### Prompt
Reproduce the listing word for word. Skip any image.

### Data section
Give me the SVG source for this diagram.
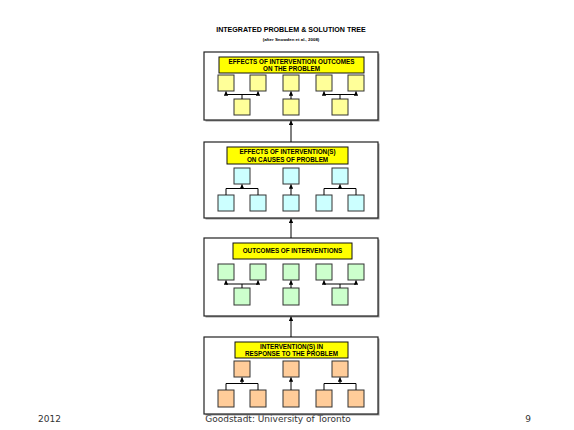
<svg xmlns="http://www.w3.org/2000/svg" width="574" height="430" viewBox="0 0 574 430">
<style>
.bg{fill:#ffffff}
.panel{fill:#ffffff;stroke:#222;stroke-width:1.2}
.pshadow{fill:#999}
.label{fill:#ffff00;stroke:#111;stroke-width:1}
.lt{font-family:"Liberation Sans",Arial,sans-serif;font-weight:bold;font-size:6.3px;fill:#000;text-anchor:middle}
.bx{stroke:#333;stroke-width:1}
.y{fill:#ffff99}
.c{fill:#ccffff}
.g{fill:#ccffcc}
.o{fill:#ffcc99}
.ln{stroke:#000;stroke-width:1;fill:none}
.ft{font-family:"DejaVu Sans",Verdana,sans-serif;font-size:9px;fill:#333}
</style>
<defs>
<marker id="ah" viewBox="0 0 6 6" refX="5.5" refY="3" markerWidth="4.5" markerHeight="4.5" orient="auto" markerUnits="userSpaceOnUse">
<path d="M0,0 L6,3 L0,6 z" fill="#000"/>
</marker>
</defs>
<rect width="574" height="430" class="bg"/>
<g id="footer">
<text x="38" y="421.5" class="ft">2012</text>
<text x="278" y="421.5" class="ft" text-anchor="middle">Goodstadt: University of Toronto</text>
<text x="528" y="421.5" class="ft" text-anchor="middle">9</text>
</g>
<g id="title">
<text x="291" y="32" font-family="Liberation Sans,Arial,sans-serif" font-weight="bold" font-size="7.1" text-anchor="middle" fill="#000">INTEGRATED PROBLEM &amp; SOLUTION TREE</text>
<text x="291" y="40.5" font-family="Liberation Sans,Arial,sans-serif" font-weight="bold" font-size="4.4" text-anchor="middle" fill="#000">(after Snowden et al., 2008)</text>
</g>

<g id="panel1">
<rect x="205.5" y="53.5" width="174" height="68" class="pshadow"/>
<rect x="204" y="52" width="174" height="68" class="panel"/>
<rect x="219" y="57" width="145" height="16" class="label"/>
<text x="291.5" y="64" class="lt">EFFECTS OF INTERVENTION OUTCOMES</text>
<text x="291.5" y="71" class="lt">ON THE PROBLEM</text>
<g class="bx y">
<rect x="218" y="75" width="16" height="16"/><rect x="250" y="75" width="16" height="16"/><rect x="283" y="75" width="16" height="16"/><rect x="316" y="75" width="16" height="16"/><rect x="348" y="75" width="16" height="16"/>
<rect x="234" y="99" width="16" height="16"/><rect x="283" y="99" width="16" height="16"/><rect x="332" y="99" width="16" height="16"/>
</g>
</g>

<g id="panel2">
<rect x="205.5" y="143.5" width="174" height="76" class="pshadow"/>
<rect x="204" y="142" width="174" height="76" class="panel"/>
<rect x="227" y="147" width="121" height="17" class="label"/>
<text x="287.5" y="154" class="lt">EFFECTS OF INTERVENTION(S)</text>
<text x="287.5" y="161.5" class="lt">ON CAUSES OF PROBLEM</text>
<g class="bx c">
<rect x="234" y="168" width="16" height="16"/><rect x="283" y="168" width="16" height="16"/><rect x="332" y="168" width="16" height="16"/>
<rect x="218" y="195" width="16" height="16"/><rect x="250" y="195" width="16" height="16"/><rect x="283" y="195" width="16" height="16"/><rect x="316" y="195" width="16" height="16"/><rect x="348" y="195" width="16" height="16"/>
</g>
</g>

<g id="panel3">
<rect x="205.5" y="239.5" width="174" height="78" class="pshadow"/>
<rect x="204" y="238" width="174" height="78" class="panel"/>
<rect x="233" y="243" width="119" height="16" class="label"/>
<text x="292.5" y="253.3" class="lt">OUTCOMES OF INTERVENTIONS</text>
<g class="bx g">
<rect x="218" y="264" width="16" height="16"/><rect x="250" y="264" width="16" height="16"/><rect x="283" y="264" width="16" height="16"/><rect x="316" y="264" width="16" height="16"/><rect x="348" y="264" width="16" height="16"/>
<rect x="234" y="288" width="16" height="17"/><rect x="283" y="288" width="16" height="17"/><rect x="332" y="288" width="16" height="17"/>
</g>
</g>

<g id="panel4">
<rect x="205.5" y="338.5" width="174" height="77" class="pshadow"/>
<rect x="204" y="337" width="174" height="77" class="panel"/>
<rect x="235" y="342" width="113" height="16" class="label"/>
<text x="291.5" y="348.5" class="lt">INTERVENTION(S) IN</text>
<text x="291.5" y="356" class="lt">RESPONSE TO THE PROBLEM</text>
<g class="bx o">
<rect x="234" y="361" width="16" height="16"/><rect x="283" y="361" width="16" height="16"/><rect x="332" y="361" width="16" height="16"/>
<rect x="218" y="390" width="16" height="17"/><rect x="250" y="390" width="16" height="17"/><rect x="283" y="390" width="16" height="17"/><rect x="316" y="390" width="16" height="17"/><rect x="348" y="390" width="16" height="17"/>
</g>
</g>

<g id="connectors" class="ln">
<path d="M242,99 V94.5 M226,94.5 H258 M324,94.5 H356 M340,99 V94.5"/>
<path d="M226,94.5 V91.5" marker-end="url(#ah)"/>
<path d="M258,94.5 V91.5" marker-end="url(#ah)"/>
<path d="M324,94.5 V91.5" marker-end="url(#ah)"/>
<path d="M356,94.5 V91.5" marker-end="url(#ah)"/>
<path d="M291,99 V91.5" marker-end="url(#ah)"/>
<path d="M226,195 V188.5 H258 V195 M324,195 V188.5 H356 V195"/>
<path d="M242,188.5 V184.5" marker-end="url(#ah)"/>
<path d="M340,188.5 V184.5" marker-end="url(#ah)"/>
<path d="M291,195 V184.5" marker-end="url(#ah)"/>
<path d="M242,288 V284 M226,284 H258 M324,284 H356 M340,288 V284"/>
<path d="M226,284 V280.5" marker-end="url(#ah)"/>
<path d="M258,284 V280.5" marker-end="url(#ah)"/>
<path d="M324,284 V280.5" marker-end="url(#ah)"/>
<path d="M356,284 V280.5" marker-end="url(#ah)"/>
<path d="M291,288 V280.5" marker-end="url(#ah)"/>
<path d="M226,390 V383.5 H258 V390 M324,390 V383.5 H356 V390"/>
<path d="M242,383.5 V377.5" marker-end="url(#ah)"/>
<path d="M340,383.5 V377.5" marker-end="url(#ah)"/>
<path d="M291,390 V377.5" marker-end="url(#ah)"/>
<path d="M291,337 V316.8" marker-end="url(#ah)"/>
<path d="M291,238 V218.8" marker-end="url(#ah)"/>
<path d="M291,142 V120.8" marker-end="url(#ah)"/>
</g>
</svg>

### Response
Give me the SVG source for this diagram.
<svg xmlns="http://www.w3.org/2000/svg" width="574" height="430" viewBox="0 0 574 430">
<style>
.bg{fill:#ffffff}
.panel{fill:#ffffff;stroke:#222;stroke-width:1.2}
.pshadow{fill:#999}
.label{fill:#ffff00;stroke:#111;stroke-width:1}
.lt{font-family:"Liberation Sans",Arial,sans-serif;font-weight:bold;font-size:6.3px;fill:#000;text-anchor:middle}
.bx{stroke:#333;stroke-width:1}
.y{fill:#ffff99}
.c{fill:#ccffff}
.g{fill:#ccffcc}
.o{fill:#ffcc99}
.ln{stroke:#000;stroke-width:1;fill:none}
.ft{font-family:"DejaVu Sans",Verdana,sans-serif;font-size:9px;fill:#333}
</style>
<defs>
<marker id="ah" viewBox="0 0 6 6" refX="5.5" refY="3" markerWidth="4.5" markerHeight="4.5" orient="auto" markerUnits="userSpaceOnUse">
<path d="M0,0 L6,3 L0,6 z" fill="#000"/>
</marker>
</defs>
<rect width="574" height="430" class="bg"/>
<g id="footer">
<text x="38" y="421.5" class="ft">2012</text>
<text x="278" y="421.5" class="ft" text-anchor="middle">Goodstadt: University of Toronto</text>
<text x="528" y="421.5" class="ft" text-anchor="middle">9</text>
</g>
<g id="title">
<text x="291" y="32" font-family="Liberation Sans,Arial,sans-serif" font-weight="bold" font-size="7.1" text-anchor="middle" fill="#000">INTEGRATED PROBLEM &amp; SOLUTION TREE</text>
<text x="291" y="40.5" font-family="Liberation Sans,Arial,sans-serif" font-weight="bold" font-size="4.4" text-anchor="middle" fill="#000">(after Snowden et al., 2008)</text>
</g>

<g id="panel1">
<rect x="205.5" y="53.5" width="174" height="68" class="pshadow"/>
<rect x="204" y="52" width="174" height="68" class="panel"/>
<rect x="219" y="57" width="145" height="16" class="label"/>
<text x="291.5" y="64" class="lt">EFFECTS OF INTERVENTION OUTCOMES</text>
<text x="291.5" y="71" class="lt">ON THE PROBLEM</text>
<g class="bx y">
<rect x="218" y="75" width="16" height="16"/><rect x="250" y="75" width="16" height="16"/><rect x="283" y="75" width="16" height="16"/><rect x="316" y="75" width="16" height="16"/><rect x="348" y="75" width="16" height="16"/>
<rect x="234" y="99" width="16" height="16"/><rect x="283" y="99" width="16" height="16"/><rect x="332" y="99" width="16" height="16"/>
</g>
</g>

<g id="panel2">
<rect x="205.5" y="143.5" width="174" height="76" class="pshadow"/>
<rect x="204" y="142" width="174" height="76" class="panel"/>
<rect x="227" y="147" width="121" height="17" class="label"/>
<text x="287.5" y="154" class="lt">EFFECTS OF INTERVENTION(S)</text>
<text x="287.5" y="161.5" class="lt">ON CAUSES OF PROBLEM</text>
<g class="bx c">
<rect x="234" y="168" width="16" height="16"/><rect x="283" y="168" width="16" height="16"/><rect x="332" y="168" width="16" height="16"/>
<rect x="218" y="195" width="16" height="16"/><rect x="250" y="195" width="16" height="16"/><rect x="283" y="195" width="16" height="16"/><rect x="316" y="195" width="16" height="16"/><rect x="348" y="195" width="16" height="16"/>
</g>
</g>

<g id="panel3">
<rect x="205.5" y="239.5" width="174" height="78" class="pshadow"/>
<rect x="204" y="238" width="174" height="78" class="panel"/>
<rect x="233" y="243" width="119" height="16" class="label"/>
<text x="292.5" y="253.3" class="lt">OUTCOMES OF INTERVENTIONS</text>
<g class="bx g">
<rect x="218" y="264" width="16" height="16"/><rect x="250" y="264" width="16" height="16"/><rect x="283" y="264" width="16" height="16"/><rect x="316" y="264" width="16" height="16"/><rect x="348" y="264" width="16" height="16"/>
<rect x="234" y="288" width="16" height="17"/><rect x="283" y="288" width="16" height="17"/><rect x="332" y="288" width="16" height="17"/>
</g>
</g>

<g id="panel4">
<rect x="205.5" y="338.5" width="174" height="77" class="pshadow"/>
<rect x="204" y="337" width="174" height="77" class="panel"/>
<rect x="235" y="342" width="113" height="16" class="label"/>
<text x="291.5" y="348.5" class="lt">INTERVENTION(S) IN</text>
<text x="291.5" y="356" class="lt">RESPONSE TO THE PROBLEM</text>
<g class="bx o">
<rect x="234" y="361" width="16" height="16"/><rect x="283" y="361" width="16" height="16"/><rect x="332" y="361" width="16" height="16"/>
<rect x="218" y="390" width="16" height="17"/><rect x="250" y="390" width="16" height="17"/><rect x="283" y="390" width="16" height="17"/><rect x="316" y="390" width="16" height="17"/><rect x="348" y="390" width="16" height="17"/>
</g>
</g>

<g id="connectors" class="ln">
<path d="M242,99 V94.5 M226,94.5 H258 M324,94.5 H356 M340,99 V94.5"/>
<path d="M226,94.5 V91.5" marker-end="url(#ah)"/>
<path d="M258,94.5 V91.5" marker-end="url(#ah)"/>
<path d="M324,94.5 V91.5" marker-end="url(#ah)"/>
<path d="M356,94.5 V91.5" marker-end="url(#ah)"/>
<path d="M291,99 V91.5" marker-end="url(#ah)"/>
<path d="M226,195 V188.5 H258 V195 M324,195 V188.5 H356 V195"/>
<path d="M242,188.5 V184.5" marker-end="url(#ah)"/>
<path d="M340,188.5 V184.5" marker-end="url(#ah)"/>
<path d="M291,195 V184.5" marker-end="url(#ah)"/>
<path d="M242,288 V284 M226,284 H258 M324,284 H356 M340,288 V284"/>
<path d="M226,284 V280.5" marker-end="url(#ah)"/>
<path d="M258,284 V280.5" marker-end="url(#ah)"/>
<path d="M324,284 V280.5" marker-end="url(#ah)"/>
<path d="M356,284 V280.5" marker-end="url(#ah)"/>
<path d="M291,288 V280.5" marker-end="url(#ah)"/>
<path d="M226,390 V383.5 H258 V390 M324,390 V383.5 H356 V390"/>
<path d="M242,383.5 V377.5" marker-end="url(#ah)"/>
<path d="M340,383.5 V377.5" marker-end="url(#ah)"/>
<path d="M291,390 V377.5" marker-end="url(#ah)"/>
<path d="M291,337 V316.8" marker-end="url(#ah)"/>
<path d="M291,238 V218.8" marker-end="url(#ah)"/>
<path d="M291,142 V120.8" marker-end="url(#ah)"/>
</g>
</svg>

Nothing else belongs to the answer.